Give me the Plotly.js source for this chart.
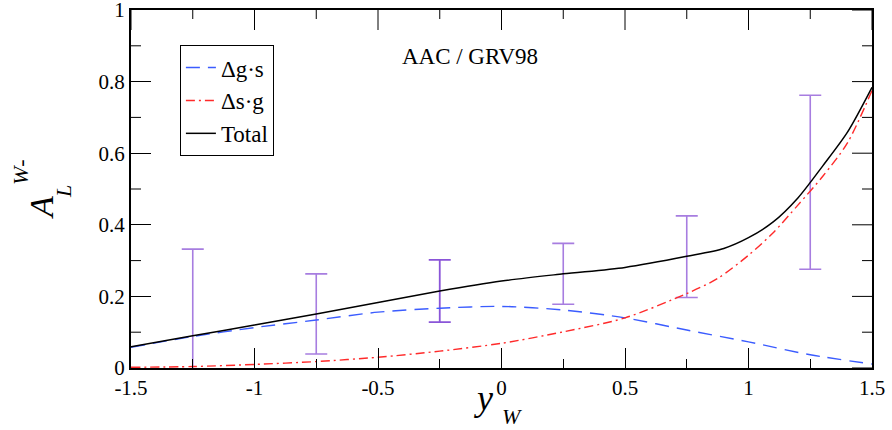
<!DOCTYPE html>
<html>
<head>
<meta charset="utf-8">
<script src="https://cdn.plot.ly/plotly-3.0.1.min.js"></script>
<style>
html,body{margin:0;padding:0;background:#fff;}
#wrap{position:relative;width:892px;height:430px;}
#plot{position:absolute;left:0;top:0;width:892px;height:430px;}
#model{position:absolute;left:320px;top:43px;width:300px;text-align:center;font-family:'Liberation Serif',serif;font-size:23px;line-height:28px;color:#000;z-index:5;}
.js-plotly-plot svg text{font-family:'Liberation Serif',serif !important;}
</style>
</head>
<body>
<div id="wrap">
<div id="plot"></div>
<div id="model">AAC / GRV98</div>
</div>
<script>
// Δg·s curve
const gsX = [-1.5,-1.25,-1,-0.75,-0.5,-0.25,0,0.25,0.5,0.75,1,1.25,1.5];
const gsY = [0.058,0.088,0.113,0.134,0.156,0.167,0.172,0.162,0.140,0.106,0.073,0.037,0.011];
// Δs·g curve
const sgX = [-1.5,-1.25,-1,-0.75,-0.5,-0.25,0,0.25,0.5,0.75,0.875,1,1.1,1.2,1.3,1.4,1.5];
const sgY = [0.002,0.004,0.010,0.018,0.030,0.047,0.069,0.101,0.140,0.208,0.250,0.315,0.378,0.455,0.535,0.628,0.775];
// Total curve
const totX = [-1.5,-1.25,-1,-0.75,-0.5,-0.25,0,0.25,0.5,0.75,0.9,1.0,1.1,1.2,1.3,1.4,1.5];
const totY = [0.059,0.090,0.120,0.151,0.183,0.215,0.243,0.263,0.281,0.312,0.334,0.364,0.408,0.475,0.564,0.658,0.784];
// projected error bars
const errX = [-1.25,-0.75,-0.25,0.25,0.75,1.25];
const errC = [0.090,0.151,0.215,0.263,0.311,0.519];
const errE = [0.242,0.112,0.087,0.085,0.114,0.243];
const darkIdx = [2];
// ticks
const xTicks = [-1.5,-1,-0.5,0,0.5,1,1.5];
const xTickText = ['-1.5','-1','-0.5','0','0.5','1','1.5'];
const xMinor = [-1.25,-0.75,-0.25,0.25,0.75,1.25];
const yTicks = [0,0.2,0.4,0.6,0.8,1];
const yTickText = ['0','0.2','0.4','0.6','0.8','1'];
const yMinor = [0.1,0.3,0.5,0.7,0.9];

const FAM = 'Liberation Serif';
const lightI = errX.map((_,i)=>i).filter(i=>!darkIdx.includes(i));
function fnt(size){ return {family:FAM, size:size, color:'#000'}; }

const traces = [
  {x: lightI.map(i=>errX[i]), y: lightI.map(i=>errC[i]), mode:'markers', marker:{size:0.1,color:'rgba(0,0,0,0)'},
   error_y:{type:'data', array: lightI.map(i=>errE[i]), color:'#a77de0', thickness:1.6, width:11}, showlegend:false, hoverinfo:'skip'},
  {x: darkIdx.map(i=>errX[i]), y: darkIdx.map(i=>errC[i]), mode:'markers', marker:{size:0.1,color:'rgba(0,0,0,0)'},
   error_y:{type:'data', array: darkIdx.map(i=>errE[i]), color:'#8a55d8', thickness:1.8, width:11}, showlegend:false, hoverinfo:'skip'},
  {x: gsX, y: gsY, mode:'lines', name:'Δg·s', line:{color:'#3b5cff', width:1.4, dash:'14px,8px', shape:'spline', smoothing:0.8}},
  {x: sgX, y: sgY, mode:'lines', name:'Δs·g', line:{color:'#ff2a2a', width:1.4, dash:'9px,4px,2px,4px', shape:'spline', smoothing:0.8}},
  {x: totX, y: totY, mode:'lines', name:'Total', line:{color:'#000000', width:1.5, shape:'spline', smoothing:0.8}}
];

// tick marks on the top and right frame edges, and minor ticks on the left, built from the tick arrays
const shapes = [];
function tk(s){ shapes.push(Object.assign({type:'line', layer:'above', line:{color:'#000', width:1}}, s)); }
xTicks.forEach(v=>tk({xref:'x', yref:'paper', x0:v, x1:v, ysizemode:'pixel', yanchor:1, y0:0, y1:-20}));
xMinor.forEach(v=>tk({xref:'x', yref:'paper', x0:v, x1:v, ysizemode:'pixel', yanchor:1, y0:0, y1:-9}));
yTicks.forEach(v=>tk({xref:'paper', yref:'y', y0:v, y1:v, xsizemode:'pixel', xanchor:1, x0:0, x1:-20}));
yMinor.forEach(v=>tk({xref:'paper', yref:'y', y0:v, y1:v, xsizemode:'pixel', xanchor:1, x0:0, x1:-10}));
yMinor.forEach(v=>tk({xref:'paper', yref:'y', y0:v, y1:v, xsizemode:'pixel', xanchor:0, x0:0, x1:10}));

const layout = {
  width:892, height:430,
  margin:{l:131, r:20, t:10, b:62},
  font:fnt(20),
  xaxis:{range:[-1.5,1.5], showline:true, mirror:true, linecolor:'#000', linewidth:2, ticks:'inside', ticklen:20, tickcolor:'#000',
         tickfont:fnt(21), tickmode:'array', tickvals:xTicks, ticktext:xTickText, gridcolor:'#ffffff', zerolinecolor:'#ffffff',
         minor:{dtick:0.25, ticklen:9, ticks:'inside', tickcolor:'#000', gridcolor:'#ffffff'}},
  yaxis:{range:[0,1], showline:true, mirror:true, linecolor:'#000', linewidth:2, ticks:'inside', ticklen:20, tickcolor:'#000',
         tickfont:fnt(21), tickmode:'array', tickvals:yTicks, ticktext:yTickText, gridcolor:'#ffffff', zerolinecolor:'#ffffff',
         ticklabeloverflow:'allow'},
  legend:{x:0.066, y:0.902, xanchor:'left', yanchor:'top', bgcolor:'#fff', bordercolor:'#000', borderwidth:1,
    font:fnt(23), tracegroupgap:0},
  showlegend:true,
  shapes:shapes,
  annotations:[
    {text:'<i>A</i>', xref:'paper', yref:'paper', x:(41-131)/741, y:(368-208)/358, xanchor:'center', yanchor:'middle', showarrow:false, textangle:-90, font:fnt(34)},
    {text:'<i>L</i>', xref:'paper', yref:'paper', x:(63-131)/741, y:(368-192)/358, xanchor:'center', yanchor:'middle', showarrow:false, textangle:-90, font:fnt(22)},
    {text:'<i>W</i>-', xref:'paper', yref:'paper', x:(20-131)/741, y:(368-172)/358, xanchor:'center', yanchor:'middle', showarrow:false, textangle:-90, font:fnt(22)},
    {text:'<i>y</i>', xref:'paper', yref:'paper', x:(483-131)/741, y:(368-398)/358, xanchor:'center', yanchor:'middle', showarrow:false, font:fnt(36)},
    {text:'<i>W</i>', xref:'paper', yref:'paper', x:(512-131)/741, y:(368-416)/358, xanchor:'center', yanchor:'middle', showarrow:false, font:fnt(22)}
  ]
};

Plotly.newPlot('plot', traces, layout, {displayModeBar:false});
</script>
</body>
</html>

AIM: Please write out all of the material above without changing a word, and omit any pictures.

WRITTEN ANSWER:
Give me the Plotly.js source for this chart.
<!DOCTYPE html>
<html>
<head>
<meta charset="utf-8">
<script src="https://cdn.plot.ly/plotly-3.0.1.min.js"></script>
<style>
html,body{margin:0;padding:0;background:#fff;}
#wrap{position:relative;width:892px;height:430px;}
#plot{position:absolute;left:0;top:0;width:892px;height:430px;}
#model{position:absolute;left:320px;top:43px;width:300px;text-align:center;font-family:'Liberation Serif',serif;font-size:23px;line-height:28px;color:#000;z-index:5;}
.js-plotly-plot svg text{font-family:'Liberation Serif',serif !important;}
</style>
</head>
<body>
<div id="wrap">
<div id="plot"></div>
<div id="model">AAC / GRV98</div>
</div>
<script>
// Δg·s curve
const gsX = [-1.5,-1.25,-1,-0.75,-0.5,-0.25,0,0.25,0.5,0.75,1,1.25,1.5];
const gsY = [0.058,0.088,0.113,0.134,0.156,0.167,0.172,0.162,0.140,0.106,0.073,0.037,0.011];
// Δs·g curve
const sgX = [-1.5,-1.25,-1,-0.75,-0.5,-0.25,0,0.25,0.5,0.75,0.875,1,1.1,1.2,1.3,1.4,1.5];
const sgY = [0.002,0.004,0.010,0.018,0.030,0.047,0.069,0.101,0.140,0.208,0.250,0.315,0.378,0.455,0.535,0.628,0.775];
// Total curve
const totX = [-1.5,-1.25,-1,-0.75,-0.5,-0.25,0,0.25,0.5,0.75,0.9,1.0,1.1,1.2,1.3,1.4,1.5];
const totY = [0.059,0.090,0.120,0.151,0.183,0.215,0.243,0.263,0.281,0.312,0.334,0.364,0.408,0.475,0.564,0.658,0.784];
// projected error bars
const errX = [-1.25,-0.75,-0.25,0.25,0.75,1.25];
const errC = [0.090,0.151,0.215,0.263,0.311,0.519];
const errE = [0.242,0.112,0.087,0.085,0.114,0.243];
const darkIdx = [2];
// ticks
const xTicks = [-1.5,-1,-0.5,0,0.5,1,1.5];
const xTickText = ['-1.5','-1','-0.5','0','0.5','1','1.5'];
const xMinor = [-1.25,-0.75,-0.25,0.25,0.75,1.25];
const yTicks = [0,0.2,0.4,0.6,0.8,1];
const yTickText = ['0','0.2','0.4','0.6','0.8','1'];
const yMinor = [0.1,0.3,0.5,0.7,0.9];

const FAM = 'Liberation Serif';
const lightI = errX.map((_,i)=>i).filter(i=>!darkIdx.includes(i));
function fnt(size){ return {family:FAM, size:size, color:'#000'}; }

const traces = [
  {x: lightI.map(i=>errX[i]), y: lightI.map(i=>errC[i]), mode:'markers', marker:{size:0.1,color:'rgba(0,0,0,0)'},
   error_y:{type:'data', array: lightI.map(i=>errE[i]), color:'#a77de0', thickness:1.6, width:11}, showlegend:false, hoverinfo:'skip'},
  {x: darkIdx.map(i=>errX[i]), y: darkIdx.map(i=>errC[i]), mode:'markers', marker:{size:0.1,color:'rgba(0,0,0,0)'},
   error_y:{type:'data', array: darkIdx.map(i=>errE[i]), color:'#8a55d8', thickness:1.8, width:11}, showlegend:false, hoverinfo:'skip'},
  {x: gsX, y: gsY, mode:'lines', name:'Δg·s', line:{color:'#3b5cff', width:1.4, dash:'14px,8px', shape:'spline', smoothing:0.8}},
  {x: sgX, y: sgY, mode:'lines', name:'Δs·g', line:{color:'#ff2a2a', width:1.4, dash:'9px,4px,2px,4px', shape:'spline', smoothing:0.8}},
  {x: totX, y: totY, mode:'lines', name:'Total', line:{color:'#000000', width:1.5, shape:'spline', smoothing:0.8}}
];

// tick marks on the top and right frame edges, and minor ticks on the left, built from the tick arrays
const shapes = [];
function tk(s){ shapes.push(Object.assign({type:'line', layer:'above', line:{color:'#000', width:1}}, s)); }
xTicks.forEach(v=>tk({xref:'x', yref:'paper', x0:v, x1:v, ysizemode:'pixel', yanchor:1, y0:0, y1:-20}));
xMinor.forEach(v=>tk({xref:'x', yref:'paper', x0:v, x1:v, ysizemode:'pixel', yanchor:1, y0:0, y1:-9}));
yTicks.forEach(v=>tk({xref:'paper', yref:'y', y0:v, y1:v, xsizemode:'pixel', xanchor:1, x0:0, x1:-20}));
yMinor.forEach(v=>tk({xref:'paper', yref:'y', y0:v, y1:v, xsizemode:'pixel', xanchor:1, x0:0, x1:-10}));
yMinor.forEach(v=>tk({xref:'paper', yref:'y', y0:v, y1:v, xsizemode:'pixel', xanchor:0, x0:0, x1:10}));

const layout = {
  width:892, height:430,
  margin:{l:131, r:20, t:10, b:62},
  font:fnt(20),
  xaxis:{range:[-1.5,1.5], showline:true, mirror:true, linecolor:'#000', linewidth:2, ticks:'inside', ticklen:20, tickcolor:'#000',
         tickfont:fnt(21), tickmode:'array', tickvals:xTicks, ticktext:xTickText, gridcolor:'#ffffff', zerolinecolor:'#ffffff',
         minor:{dtick:0.25, ticklen:9, ticks:'inside', tickcolor:'#000', gridcolor:'#ffffff'}},
  yaxis:{range:[0,1], showline:true, mirror:true, linecolor:'#000', linewidth:2, ticks:'inside', ticklen:20, tickcolor:'#000',
         tickfont:fnt(21), tickmode:'array', tickvals:yTicks, ticktext:yTickText, gridcolor:'#ffffff', zerolinecolor:'#ffffff',
         ticklabeloverflow:'allow'},
  legend:{x:0.066, y:0.902, xanchor:'left', yanchor:'top', bgcolor:'#fff', bordercolor:'#000', borderwidth:1,
    font:fnt(23), tracegroupgap:0},
  showlegend:true,
  shapes:shapes,
  annotations:[
    {text:'<i>A</i>', xref:'paper', yref:'paper', x:(41-131)/741, y:(368-208)/358, xanchor:'center', yanchor:'middle', showarrow:false, textangle:-90, font:fnt(34)},
    {text:'<i>L</i>', xref:'paper', yref:'paper', x:(63-131)/741, y:(368-192)/358, xanchor:'center', yanchor:'middle', showarrow:false, textangle:-90, font:fnt(22)},
    {text:'<i>W</i>-', xref:'paper', yref:'paper', x:(20-131)/741, y:(368-172)/358, xanchor:'center', yanchor:'middle', showarrow:false, textangle:-90, font:fnt(22)},
    {text:'<i>y</i>', xref:'paper', yref:'paper', x:(483-131)/741, y:(368-398)/358, xanchor:'center', yanchor:'middle', showarrow:false, font:fnt(36)},
    {text:'<i>W</i>', xref:'paper', yref:'paper', x:(512-131)/741, y:(368-416)/358, xanchor:'center', yanchor:'middle', showarrow:false, font:fnt(22)}
  ]
};

Plotly.newPlot('plot', traces, layout, {displayModeBar:false});
</script>
</body>
</html>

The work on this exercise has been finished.